Without the pictures, extract every line from the start of the material to the line containing "ctx.stroke();", both ends included.
— Start Given records —
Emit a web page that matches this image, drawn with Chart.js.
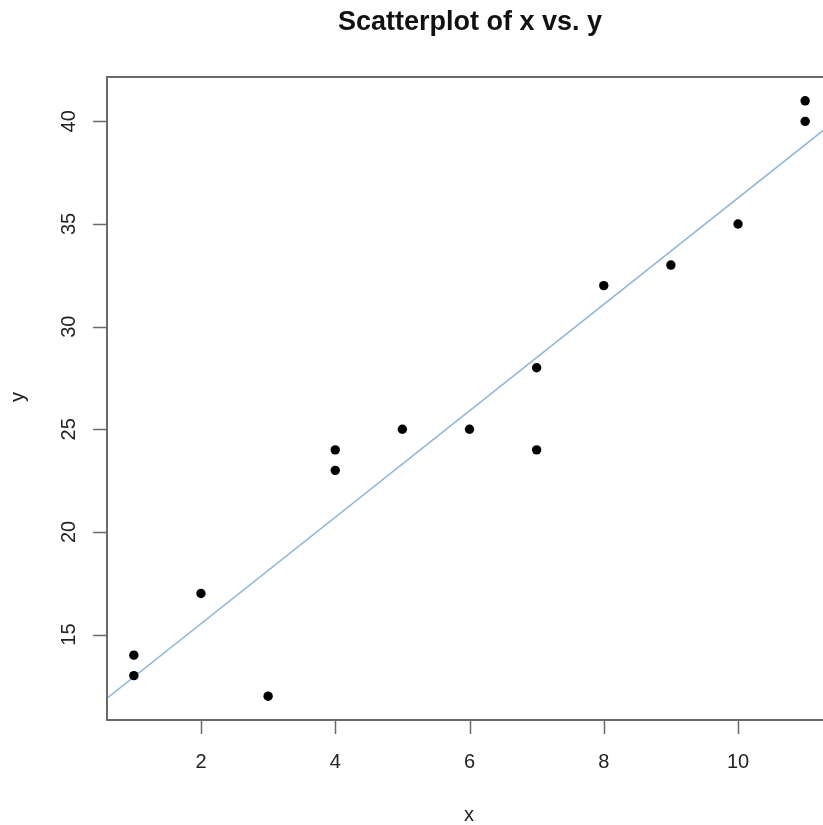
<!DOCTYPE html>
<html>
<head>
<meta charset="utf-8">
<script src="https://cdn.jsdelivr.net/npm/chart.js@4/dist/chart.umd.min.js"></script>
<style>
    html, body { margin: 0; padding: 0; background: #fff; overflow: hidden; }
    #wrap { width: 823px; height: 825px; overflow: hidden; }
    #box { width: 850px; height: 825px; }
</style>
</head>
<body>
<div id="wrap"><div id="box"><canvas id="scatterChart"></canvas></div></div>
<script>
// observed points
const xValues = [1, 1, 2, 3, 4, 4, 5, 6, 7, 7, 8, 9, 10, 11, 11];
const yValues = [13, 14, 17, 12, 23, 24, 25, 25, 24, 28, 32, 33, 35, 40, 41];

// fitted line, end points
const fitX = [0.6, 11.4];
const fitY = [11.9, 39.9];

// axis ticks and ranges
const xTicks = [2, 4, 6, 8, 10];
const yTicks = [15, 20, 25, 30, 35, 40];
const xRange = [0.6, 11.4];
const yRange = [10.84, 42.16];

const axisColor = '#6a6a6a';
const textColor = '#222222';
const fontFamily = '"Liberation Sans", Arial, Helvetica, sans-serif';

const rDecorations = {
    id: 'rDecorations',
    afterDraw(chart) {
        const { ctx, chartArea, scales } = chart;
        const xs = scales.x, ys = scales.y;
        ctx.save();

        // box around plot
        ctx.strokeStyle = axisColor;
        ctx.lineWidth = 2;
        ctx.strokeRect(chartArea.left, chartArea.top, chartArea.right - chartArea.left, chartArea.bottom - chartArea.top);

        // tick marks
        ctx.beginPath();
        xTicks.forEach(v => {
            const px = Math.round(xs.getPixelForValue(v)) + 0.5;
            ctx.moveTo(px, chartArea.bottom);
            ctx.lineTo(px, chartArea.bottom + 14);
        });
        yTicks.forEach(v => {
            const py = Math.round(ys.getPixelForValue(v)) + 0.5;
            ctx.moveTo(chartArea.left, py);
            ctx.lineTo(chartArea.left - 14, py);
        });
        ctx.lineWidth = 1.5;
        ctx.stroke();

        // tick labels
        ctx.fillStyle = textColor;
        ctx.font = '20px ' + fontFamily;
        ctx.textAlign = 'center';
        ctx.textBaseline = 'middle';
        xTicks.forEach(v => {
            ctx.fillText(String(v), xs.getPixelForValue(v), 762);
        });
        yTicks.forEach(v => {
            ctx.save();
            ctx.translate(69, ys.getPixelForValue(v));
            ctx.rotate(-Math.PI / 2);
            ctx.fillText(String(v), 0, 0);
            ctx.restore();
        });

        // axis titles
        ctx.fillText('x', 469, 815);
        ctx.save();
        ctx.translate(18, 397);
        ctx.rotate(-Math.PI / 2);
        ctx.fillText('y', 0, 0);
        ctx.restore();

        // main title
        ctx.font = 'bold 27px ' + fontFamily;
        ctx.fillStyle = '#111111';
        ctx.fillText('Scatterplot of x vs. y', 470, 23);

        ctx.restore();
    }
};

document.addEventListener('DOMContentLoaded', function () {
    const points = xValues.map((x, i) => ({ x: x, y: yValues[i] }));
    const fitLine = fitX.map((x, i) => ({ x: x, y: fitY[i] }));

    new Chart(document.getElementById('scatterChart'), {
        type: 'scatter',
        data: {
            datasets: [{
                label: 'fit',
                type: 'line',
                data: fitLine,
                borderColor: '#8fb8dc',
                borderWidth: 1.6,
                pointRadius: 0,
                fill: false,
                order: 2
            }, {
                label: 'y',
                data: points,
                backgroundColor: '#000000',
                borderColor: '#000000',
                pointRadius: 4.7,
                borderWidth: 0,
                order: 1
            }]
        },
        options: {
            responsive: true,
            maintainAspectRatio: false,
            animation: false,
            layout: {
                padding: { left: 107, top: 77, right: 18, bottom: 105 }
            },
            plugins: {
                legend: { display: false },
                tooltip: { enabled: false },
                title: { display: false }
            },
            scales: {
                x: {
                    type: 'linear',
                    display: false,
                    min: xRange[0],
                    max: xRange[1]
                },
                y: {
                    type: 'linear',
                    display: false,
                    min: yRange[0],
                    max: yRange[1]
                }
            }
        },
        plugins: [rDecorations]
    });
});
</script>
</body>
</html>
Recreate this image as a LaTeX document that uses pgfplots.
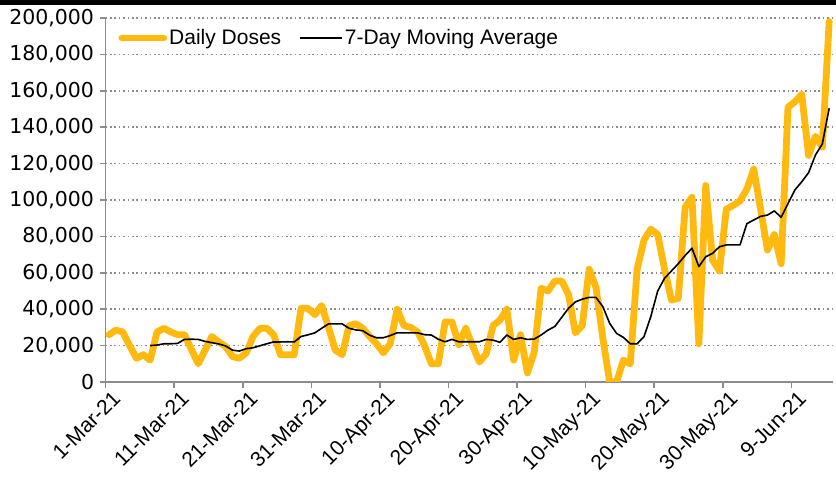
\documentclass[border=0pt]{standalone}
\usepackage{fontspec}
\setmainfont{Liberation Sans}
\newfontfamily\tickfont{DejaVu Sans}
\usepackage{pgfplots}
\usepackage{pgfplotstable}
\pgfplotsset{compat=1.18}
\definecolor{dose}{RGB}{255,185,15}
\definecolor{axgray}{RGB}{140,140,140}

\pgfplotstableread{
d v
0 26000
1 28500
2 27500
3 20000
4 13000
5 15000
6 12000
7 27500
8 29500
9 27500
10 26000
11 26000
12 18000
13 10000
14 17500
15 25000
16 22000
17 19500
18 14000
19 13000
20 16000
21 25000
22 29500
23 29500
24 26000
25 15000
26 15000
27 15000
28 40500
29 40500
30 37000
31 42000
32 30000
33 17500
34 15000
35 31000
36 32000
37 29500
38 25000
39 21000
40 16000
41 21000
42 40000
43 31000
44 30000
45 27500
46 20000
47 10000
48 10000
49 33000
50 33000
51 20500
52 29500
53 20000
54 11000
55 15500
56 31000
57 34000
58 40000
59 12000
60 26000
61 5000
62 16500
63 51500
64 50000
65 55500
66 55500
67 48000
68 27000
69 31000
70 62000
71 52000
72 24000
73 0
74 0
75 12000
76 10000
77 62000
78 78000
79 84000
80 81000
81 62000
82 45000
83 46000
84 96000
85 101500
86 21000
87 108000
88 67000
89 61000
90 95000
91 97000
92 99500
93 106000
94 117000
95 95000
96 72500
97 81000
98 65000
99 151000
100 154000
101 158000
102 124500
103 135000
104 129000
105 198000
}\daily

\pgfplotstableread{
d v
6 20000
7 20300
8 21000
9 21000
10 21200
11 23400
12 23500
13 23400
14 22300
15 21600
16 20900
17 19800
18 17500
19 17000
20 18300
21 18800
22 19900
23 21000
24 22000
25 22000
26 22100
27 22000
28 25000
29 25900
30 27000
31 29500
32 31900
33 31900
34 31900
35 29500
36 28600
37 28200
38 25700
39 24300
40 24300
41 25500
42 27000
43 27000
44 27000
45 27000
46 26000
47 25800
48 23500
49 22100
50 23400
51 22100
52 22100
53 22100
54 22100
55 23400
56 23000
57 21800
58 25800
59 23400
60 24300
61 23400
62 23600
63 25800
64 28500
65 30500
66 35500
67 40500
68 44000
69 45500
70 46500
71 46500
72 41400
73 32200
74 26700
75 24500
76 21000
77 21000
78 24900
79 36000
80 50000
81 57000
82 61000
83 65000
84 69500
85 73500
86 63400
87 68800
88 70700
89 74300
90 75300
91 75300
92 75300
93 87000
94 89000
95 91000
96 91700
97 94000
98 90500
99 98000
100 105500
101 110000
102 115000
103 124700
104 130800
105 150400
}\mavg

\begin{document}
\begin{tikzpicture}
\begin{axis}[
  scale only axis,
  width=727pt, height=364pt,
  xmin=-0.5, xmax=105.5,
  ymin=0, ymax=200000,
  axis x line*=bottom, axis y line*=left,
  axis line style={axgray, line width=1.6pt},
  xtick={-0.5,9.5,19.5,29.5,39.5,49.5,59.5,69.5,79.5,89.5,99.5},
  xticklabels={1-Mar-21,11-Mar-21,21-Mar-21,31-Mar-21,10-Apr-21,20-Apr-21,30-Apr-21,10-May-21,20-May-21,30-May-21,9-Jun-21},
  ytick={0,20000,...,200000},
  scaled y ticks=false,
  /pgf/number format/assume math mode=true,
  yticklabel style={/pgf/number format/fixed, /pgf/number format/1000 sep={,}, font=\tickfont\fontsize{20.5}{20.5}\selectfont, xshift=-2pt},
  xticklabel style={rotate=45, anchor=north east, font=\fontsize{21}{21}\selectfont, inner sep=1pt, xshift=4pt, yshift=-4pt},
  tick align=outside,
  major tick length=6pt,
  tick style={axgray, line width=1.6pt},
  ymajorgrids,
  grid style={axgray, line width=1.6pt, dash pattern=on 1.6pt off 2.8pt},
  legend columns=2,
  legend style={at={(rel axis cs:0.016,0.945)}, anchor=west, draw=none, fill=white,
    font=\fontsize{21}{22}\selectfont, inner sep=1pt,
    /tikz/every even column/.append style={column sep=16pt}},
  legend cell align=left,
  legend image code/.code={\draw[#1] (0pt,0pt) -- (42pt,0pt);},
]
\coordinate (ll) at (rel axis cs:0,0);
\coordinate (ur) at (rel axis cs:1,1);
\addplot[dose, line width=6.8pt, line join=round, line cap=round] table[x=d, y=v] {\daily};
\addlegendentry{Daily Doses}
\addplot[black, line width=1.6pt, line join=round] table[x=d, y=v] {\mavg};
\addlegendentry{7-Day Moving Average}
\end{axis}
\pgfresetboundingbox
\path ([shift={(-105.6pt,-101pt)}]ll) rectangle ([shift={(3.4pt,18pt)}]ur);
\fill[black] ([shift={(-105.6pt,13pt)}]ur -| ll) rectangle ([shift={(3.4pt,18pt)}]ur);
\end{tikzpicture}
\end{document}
— End Given records —
# Task output
Emit a web page that matches this image, drawn with Chart.js.
<!DOCTYPE html>
<html>
<head>
<meta charset="utf-8">
<script src="https://cdn.jsdelivr.net/npm/chart.js@4/dist/chart.umd.min.js"></script>
<style>
    html, body { margin: 0; padding: 0; background: #fff; overflow: hidden; }
    #wrap { width: 823px; height: 825px; overflow: hidden; }
    #box { width: 850px; height: 825px; }
</style>
</head>
<body>
<div id="wrap"><div id="box"><canvas id="scatterChart"></canvas></div></div>
<script>
// observed points
const xValues = [1, 1, 2, 3, 4, 4, 5, 6, 7, 7, 8, 9, 10, 11, 11];
const yValues = [13, 14, 17, 12, 23, 24, 25, 25, 24, 28, 32, 33, 35, 40, 41];

// fitted line, end points
const fitX = [0.6, 11.4];
const fitY = [11.9, 39.9];

// axis ticks and ranges
const xTicks = [2, 4, 6, 8, 10];
const yTicks = [15, 20, 25, 30, 35, 40];
const xRange = [0.6, 11.4];
const yRange = [10.84, 42.16];

const axisColor = '#6a6a6a';
const textColor = '#222222';
const fontFamily = '"Liberation Sans", Arial, Helvetica, sans-serif';

const rDecorations = {
    id: 'rDecorations',
    afterDraw(chart) {
        const { ctx, chartArea, scales } = chart;
        const xs = scales.x, ys = scales.y;
        ctx.save();

        // box around plot
        ctx.strokeStyle = axisColor;
        ctx.lineWidth = 2;
        ctx.strokeRect(chartArea.left, chartArea.top, chartArea.right - chartArea.left, chartArea.bottom - chartArea.top);

        // tick marks
        ctx.beginPath();
        xTicks.forEach(v => {
            const px = Math.round(xs.getPixelForValue(v)) + 0.5;
            ctx.moveTo(px, chartArea.bottom);
            ctx.lineTo(px, chartArea.bottom + 14);
        });
        yTicks.forEach(v => {
            const py = Math.round(ys.getPixelForValue(v)) + 0.5;
            ctx.moveTo(chartArea.left, py);
            ctx.lineTo(chartArea.left - 14, py);
        });
        ctx.lineWidth = 1.5;
        ctx.stroke();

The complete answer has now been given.